Short exercise = Repeat all the material exactly; pictures stay out of your copy.

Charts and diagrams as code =

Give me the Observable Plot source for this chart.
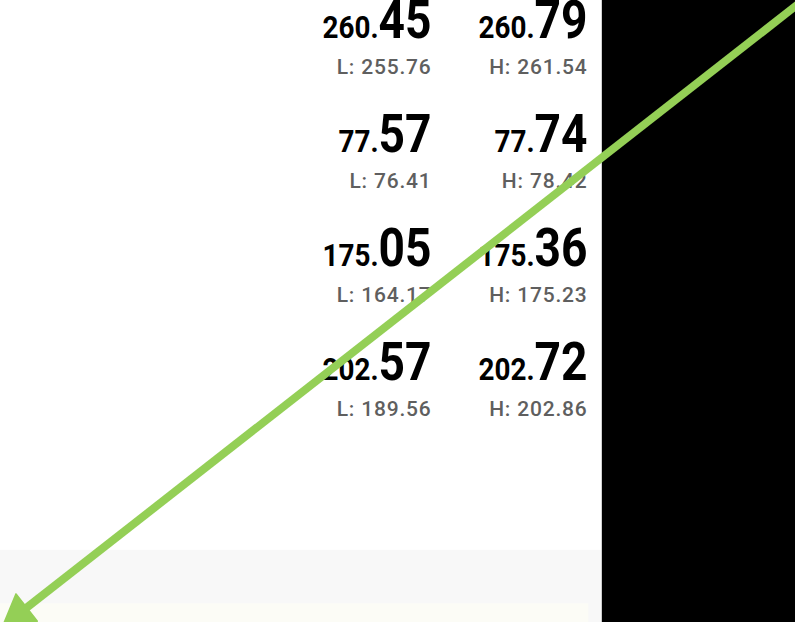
<!DOCTYPE html>
<html><head><meta charset="utf-8">
<script src="https://cdn.jsdelivr.net/npm/d3@7"></script>
<script src="https://cdn.jsdelivr.net/npm/@observablehq/plot@0.6"></script>
<style>
html,body{margin:0;padding:0;background:#fff;}
#chart{position:relative;width:795px;height:622px;overflow:hidden;}
#chart svg{position:absolute;left:0;top:0;}
</style></head><body><div id="chart"></div>
<script>
// ---- data ----
const rowIds = [0, 1, 2, 3];
const columns = ["bid", "ask"];
const bid  = [260.45, 77.57, 175.05, 202.57];
const ask  = [260.79, 77.74, 175.36, 202.72];
const low  = [255.76, 76.41, 164.17, 189.56];
const high = [261.54, 78.42, 175.23, 202.86];
const subPrefix = {bid: "L: ", ask: "H: "};

const quotes = rowIds.flatMap(i => [
  {row: i, col: "bid", price: bid[i], extreme: low[i]},
  {row: i, col: "ask", price: ask[i], extreme: high[i]}
]);

// ---- layout (annotation geometry, frame fractions) ----
const W = 795, H = 622;
const blackPanel = [{x1: 0.757, x2: 1.0, y1: 0.0, y2: 1.0}];
const footerBand = [{x1: 0.0, x2: 0.757, y1: 0.884, y2: 1.0}];
const footerLight = [{x1: 0.0, x2: 0.74, y1: 0.97, y2: 1.0}];
const pointer = {x1: 1.003, y1: 0.006, x2: 0.003, y2: 1.006};
const headLen = 30, headHalf = 17; // px

// shaft + filled head derived from the pointer geometry
const P1 = [pointer.x1 * W, pointer.y1 * H], P2 = [pointer.x2 * W, pointer.y2 * H];
const len = Math.hypot(P2[0] - P1[0], P2[1] - P1[1]);
const u = [(P2[0] - P1[0]) / len, (P2[1] - P1[1]) / len], n = [-u[1], u[0]];
const base = [P2[0] - headLen * u[0], P2[1] - headLen * u[1]];
const toFrac = p => ({x: p[0] / W, y: p[1] / H});
const shaftEnd = toFrac([base[0] + 2 * u[0], base[1] + 2 * u[1]]), shaftStart = toFrac(P1);
const shaft = [{x1: shaftStart.x, y1: shaftStart.y, x2: shaftEnd.x, y2: shaftEnd.y}];
const head = [
  toFrac([base[0] + headHalf * n[0], base[1] + headHalf * n[1]]),
  toFrac(P2),
  toFrac([base[0] - headHalf * n[0], base[1] - headHalf * n[1]])
];
head.push(head[0]);

const quotePlot = Plot.plot({
  width: W, height: H, margin: 0,
  style: {background: "#fff"},
  x: {type: "point", domain: columns, range: [430.5, 586.5], padding: 0, axis: null},
  y: {type: "point", domain: rowIds, range: [36, 380], padding: 0, axis: null},
  marks: [
    Plot.text(quotes, {
      x: "col", y: "row", text: d => d.price.toFixed(2),
      textAnchor: "end", lineAnchor: "bottom",
      fill: "#000", fontSize: 53, fontWeight: 700, fontFamily: "Roboto, sans-serif"
    }),
    Plot.text(quotes, {
      x: "col", y: "row", dy: 36, text: d => subPrefix[d.col] + d.extreme.toFixed(2),
      textAnchor: "end", lineAnchor: "bottom",
      fill: "#5f5f5f", fontSize: 21, fontWeight: 500, fontFamily: "Roboto, 'Open Sans', sans-serif"
    })
  ]
});

// split each price into a small integer part and a large fractional part,
// and narrow the glyphs to a condensed look
const NS = "http://www.w3.org/2000/svg";
const textGroups = [...quotePlot.querySelectorAll('g[aria-label="text"]')];
const priceGroup = textGroups[0], rangeGroup = textGroups[1];
if (rangeGroup) rangeGroup.setAttribute("letter-spacing", "0.8");
if (priceGroup) priceGroup.querySelectorAll("text").forEach(t => {
  const s = t.textContent;
  const k = s.indexOf(".") + 1;
  t.textContent = "";
  const a = document.createElementNS(NS, "tspan");
  a.setAttribute("font-size", 32);
  a.textContent = s.slice(0, k);
  const b = document.createElementNS(NS, "tspan");
  b.textContent = s.slice(k);
  t.append(a, b);
  const tr = t.getAttribute("transform");
  if (tr) t.setAttribute("transform", tr + " scale(0.87,1)");
  else {
    const x = +t.getAttribute("x") || 0, y = +t.getAttribute("y") || 0;
    t.removeAttribute("x"); t.removeAttribute("y");
    t.setAttribute("transform", `translate(${x},${y}) scale(0.87,1)`);
  }
});

const green = "#94cf56";
const overlay = Plot.plot({
  width: W, height: H, margin: 0,
  style: {background: "transparent"},
  x: {type: "linear", domain: [0, 1], range: [0, W], axis: null},
  y: {type: "linear", domain: [0, 1], range: [0, H], axis: null},
  marks: [
    Plot.rect(footerBand, {x1: "x1", x2: "x2", y1: "y1", y2: "y2", fill: "#f8f8f8"}),
    Plot.rect(footerLight, {x1: "x1", x2: "x2", y1: "y1", y2: "y2", fill: "#fcfcf6"}),
    Plot.rect(blackPanel, {x1: "x1", x2: "x2", y1: "y1", y2: "y2", fill: "#000"}),
    Plot.link(shaft, {x1: "x1", y1: "y1", x2: "x2", y2: "y2", stroke: green, strokeWidth: 8}),
    Plot.line(head, {x: "x", y: "y", fill: green, stroke: green, strokeWidth: 2, strokeLinejoin: "round"})
  ]
});

const host = document.getElementById("chart");
host.append(quotePlot, overlay);
</script>
</body></html>
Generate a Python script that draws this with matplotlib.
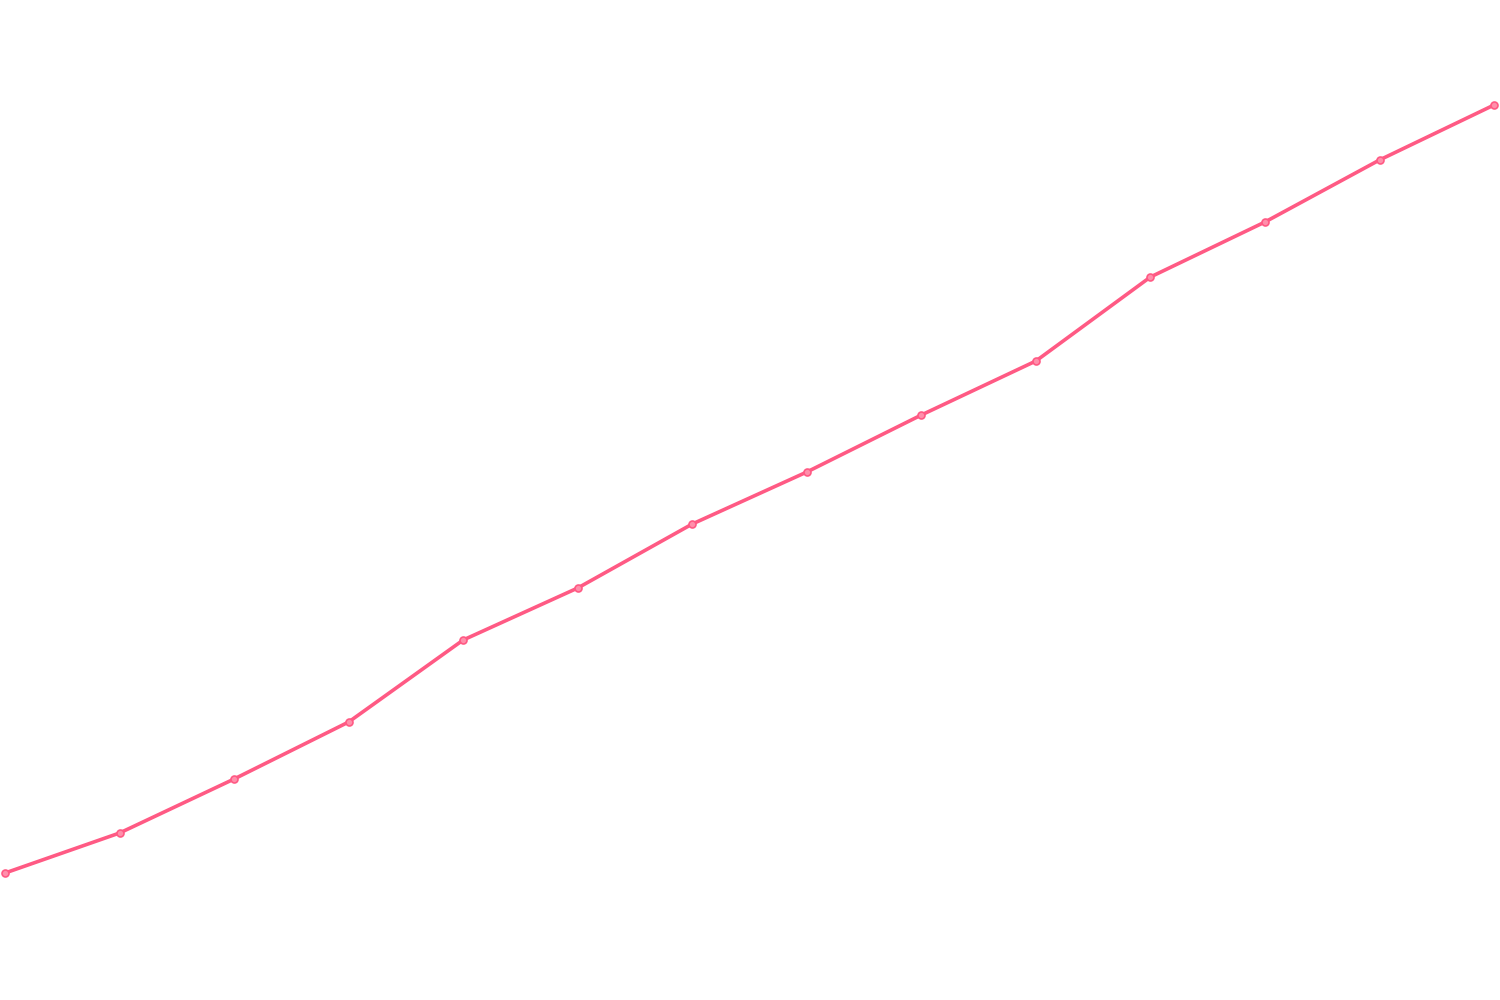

Final result =
Give me the Observable Plot source for this chart.
<!DOCTYPE html>
<html><head><meta charset="utf-8">
<script src="https://cdn.jsdelivr.net/npm/d3@7"></script>
<script src="https://cdn.jsdelivr.net/npm/@observablehq/plot@0.6"></script>
<style>
html,body{margin:0;padding:0;background:#fff;}
#chart{position:relative;width:795px;height:622px;overflow:hidden;}
#chart svg{position:absolute;left:0;top:0;}
</style></head><body><div id="chart"></div>
<script>
// ---- data ----
const rowIds = [0, 1, 2, 3];
const columns = ["bid", "ask"];
const bid  = [260.45, 77.57, 175.05, 202.57];
const ask  = [260.79, 77.74, 175.36, 202.72];
const low  = [255.76, 76.41, 164.17, 189.56];
const high = [261.54, 78.42, 175.23, 202.86];
const subPrefix = {bid: "L: ", ask: "H: "};

const quotes = rowIds.flatMap(i => [
  {row: i, col: "bid", price: bid[i], extreme: low[i]},
  {row: i, col: "ask", price: ask[i], extreme: high[i]}
]);

// ---- layout (annotation geometry, frame fractions) ----
const W = 795, H = 622;
const blackPanel = [{x1: 0.757, x2: 1.0, y1: 0.0, y2: 1.0}];
const footerBand = [{x1: 0.0, x2: 0.757, y1: 0.884, y2: 1.0}];
const footerLight = [{x1: 0.0, x2: 0.74, y1: 0.97, y2: 1.0}];
const pointer = {x1: 1.003, y1: 0.006, x2: 0.003, y2: 1.006};
const headLen = 30, headHalf = 17; // px

// shaft + filled head derived from the pointer geometry
const P1 = [pointer.x1 * W, pointer.y1 * H], P2 = [pointer.x2 * W, pointer.y2 * H];
const len = Math.hypot(P2[0] - P1[0], P2[1] - P1[1]);
const u = [(P2[0] - P1[0]) / len, (P2[1] - P1[1]) / len], n = [-u[1], u[0]];
const base = [P2[0] - headLen * u[0], P2[1] - headLen * u[1]];
const toFrac = p => ({x: p[0] / W, y: p[1] / H});
const shaftEnd = toFrac([base[0] + 2 * u[0], base[1] + 2 * u[1]]), shaftStart = toFrac(P1);
const shaft = [{x1: shaftStart.x, y1: shaftStart.y, x2: shaftEnd.x, y2: shaftEnd.y}];
const head = [
  toFrac([base[0] + headHalf * n[0], base[1] + headHalf * n[1]]),
  toFrac(P2),
  toFrac([base[0] - headHalf * n[0], base[1] - headHalf * n[1]])
];
head.push(head[0]);

const quotePlot = Plot.plot({
  width: W, height: H, margin: 0,
  style: {background: "#fff"},
  x: {type: "point", domain: columns, range: [430.5, 586.5], padding: 0, axis: null},
  y: {type: "point", domain: rowIds, range: [36, 380], padding: 0, axis: null},
  marks: [
    Plot.text(quotes, {
      x: "col", y: "row", text: d => d.price.toFixed(2),
      textAnchor: "end", lineAnchor: "bottom",
      fill: "#000", fontSize: 53, fontWeight: 700, fontFamily: "Roboto, sans-serif"
    }),
    Plot.text(quotes, {
      x: "col", y: "row", dy: 36, text: d => subPrefix[d.col] + d.extreme.toFixed(2),
      textAnchor: "end", lineAnchor: "bottom",
      fill: "#5f5f5f", fontSize: 21, fontWeight: 500, fontFamily: "Roboto, 'Open Sans', sans-serif"
    })
  ]
});

// split each price into a small integer part and a large fractional part,
// and narrow the glyphs to a condensed look
const NS = "http://www.w3.org/2000/svg";
const textGroups = [...quotePlot.querySelectorAll('g[aria-label="text"]')];
const priceGroup = textGroups[0], rangeGroup = textGroups[1];
if (rangeGroup) rangeGroup.setAttribute("letter-spacing", "0.8");
if (priceGroup) priceGroup.querySelectorAll("text").forEach(t => {
  const s = t.textContent;
  const k = s.indexOf(".") + 1;
  t.textContent = "";
  const a = document.createElementNS(NS, "tspan");
  a.setAttribute("font-size", 32);
  a.textContent = s.slice(0, k);
  const b = document.createElementNS(NS, "tspan");
  b.textContent = s.slice(k);
  t.append(a, b);
  const tr = t.getAttribute("transform");
  if (tr) t.setAttribute("transform", tr + " scale(0.87,1)");
  else {
    const x = +t.getAttribute("x") || 0, y = +t.getAttribute("y") || 0;
    t.removeAttribute("x"); t.removeAttribute("y");
    t.setAttribute("transform", `translate(${x},${y}) scale(0.87,1)`);
  }
});

const green = "#94cf56";
const overlay = Plot.plot({
  width: W, height: H, margin: 0,
  style: {background: "transparent"},
  x: {type: "linear", domain: [0, 1], range: [0, W], axis: null},
  y: {type: "linear", domain: [0, 1], range: [0, H], axis: null},
  marks: [
    Plot.rect(footerBand, {x1: "x1", x2: "x2", y1: "y1", y2: "y2", fill: "#f8f8f8"}),
    Plot.rect(footerLight, {x1: "x1", x2: "x2", y1: "y1", y2: "y2", fill: "#fcfcf6"}),
    Plot.rect(blackPanel, {x1: "x1", x2: "x2", y1: "y1", y2: "y2", fill: "#000"}),
    Plot.link(shaft, {x1: "x1", y1: "y1", x2: "x2", y2: "y2", stroke: green, strokeWidth: 8}),
    Plot.line(head, {x: "x", y: "y", fill: green, stroke: green, strokeWidth: 2, strokeLinejoin: "round"})
  ]
});

const host = document.getElementById("chart");
host.append(quotePlot, overlay);
</script>
</body></html>
Generate a Python script that draws this with matplotlib.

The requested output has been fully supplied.